Welsh writer Rhys Hughes regards this as his favourite book, and
with good reason. It is one of the funniest and most intelligent
books from the lighter side of macabre writing I have ever seen. It
clamours with a cast of pirates, floppy-wristed welsh bards,
explorers and inventors, imps, squonks, moving public houses, M R
Jamesian revenants, M R Jamesian punctuation, blueberry pies,
trousers, noses, clocks, carrots . . . I cant list them all here,
there isn't room. Like all the best books, this quirky and surreal
collection is hard to classify, but it lies in that region where
the macabre and eerie worlds of classic horror and fantasy become a
basis for something else - for a dark and original sense of humour
filled with unexpected cross-references, homages, satires and black
comedy.
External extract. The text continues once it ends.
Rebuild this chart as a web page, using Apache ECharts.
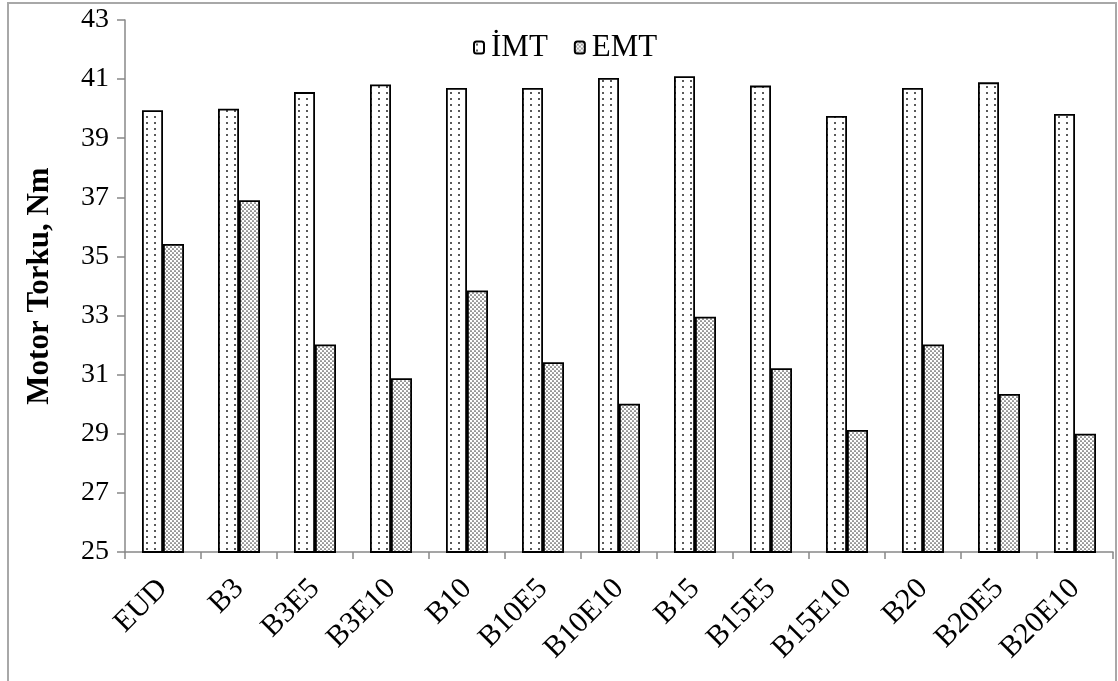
<!DOCTYPE html>
<html>
<head>
<meta charset="utf-8">
<script src="https://cdn.jsdelivr.net/npm/echarts@6/dist/echarts.min.js"></script>
<style>
html,body{margin:0;padding:0;background:#fff;}
#chart{width:1118px;height:681px;}
</style>
</head>
<body>
<div id="chart"></div>
<script>
const categories = ['EUD','B3','B3E5','B3E10','B10','B10E5','B10E10','B15','B15E5','B15E10','B20','B20E5','B20E10'];
const imtValues = [39.95, 40.0, 40.56, 40.82, 40.7, 40.7, 41.04, 41.1, 40.78, 39.75, 40.7, 40.89, 39.82];
const emtValues = [35.42, 36.9, 32.02, 30.88, 33.85, 31.42, 30.02, 32.96, 31.22, 29.13, 32.02, 30.35, 29.0];
const seriesNames = ['İMT', 'EMT'];

function makePattern(w, h, dots, r, col) {
  const c = document.createElement('canvas');
  c.width = w; c.height = h;
  const ctx = c.getContext('2d');
  ctx.fillStyle = '#fff';
  ctx.fillRect(0, 0, w, h);
  ctx.fillStyle = col;
  dots.forEach(d => { ctx.beginPath(); ctx.arc(d[0], d[1], r, 0, Math.PI * 2); ctx.fill(); });
  return c;
}
const sparse = makePattern(8, 6, [[3, 3]], 1.0, '#222');
const dense = makePattern(4, 4, [[1, 1], [3, 3]], 0.85, '#444');

const serif = '"Liberation Serif", "DejaVu Serif", serif';
const chart = echarts.init(document.getElementById('chart'));
chart.setOption({
  backgroundColor: '#fff',
  animation: false,
  graphic: [{
    type: 'rect', shape: { x: 8, y: 3, width: 1108, height: 700 },
    style: { fill: 'none', stroke: '#a8a8a8', lineWidth: 2 }, z: 0, silent: true
  }],
  legend: {
    left: 468, top: 27, itemWidth: 10, itemHeight: 12, itemGap: 26,
    textStyle: { fontFamily: serif, fontSize: 31, color: '#000', padding: [0, 0, 0, 2] },
    data: seriesNames
  },
  grid: { left: 125, top: 20, right: 5, bottom: 129, containLabel: false },
  xAxis: {
    type: 'category', data: categories,
    axisLine: { lineStyle: { color: '#888', width: 1.5 } },
    axisTick: { show: true, length: 7, interval: 0, lineStyle: { color: '#888', width: 1.5 } },
    axisLabel: { rotate: 45, interval: 0, margin: 32, fontFamily: serif, fontSize: 30, color: '#000' }
  },
  yAxis: {
    type: 'value', min: 25, max: 43, interval: 2,
    name: 'Motor Torku, Nm', nameLocation: 'middle', nameGap: 70,
    nameTextStyle: { fontFamily: serif, fontSize: 31, fontWeight: 'bold', color: '#000' },
    axisLine: { show: true, lineStyle: { color: '#888', width: 1.5 } },
    axisTick: { show: true, length: 8, lineStyle: { color: '#888', width: 1.5 } },
    axisLabel: { margin: 16, fontFamily: serif, fontSize: 28, color: '#000' },
    splitLine: { show: false }
  },
  series: [
    {
      name: seriesNames[0], type: 'bar', data: imtValues, barWidth: 21, barGap: '0%',
      itemStyle: { color: { image: sparse, repeat: 'repeat' }, borderColor: '#000', borderWidth: 1.8 }
    },
    {
      name: seriesNames[1], type: 'bar', data: emtValues, barWidth: 21,
      itemStyle: { color: { image: dense, repeat: 'repeat' }, borderColor: '#000', borderWidth: 1.8 }
    }
  ]
});
</script>
</body>
</html>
What makes this collection remarkable is not just the
delightfully murky and skewed tales themselves, but the complex and
ingenious way they all lock together and interrelate. I was going
to say 'tessellate' but if this is a tessellation then it is filled
with impossible-sided polygons, non-Euclidean three-dimensional
geometry, unexpurgated curves and cracks from which
blueberry-scented steam emerges with a screaming hiss. But what is
without doubt is that 'The Smell of Telescopes' is a magnificent
book and a cornerstone of the rather oddly shaped corner of
literature that it occupies. Since the first edition went out of
print, the unavailability of this book has been a great crime of
literature. And Eibonvale Press is, as always, dedicated to the
righting of the world's more substantial wrongs.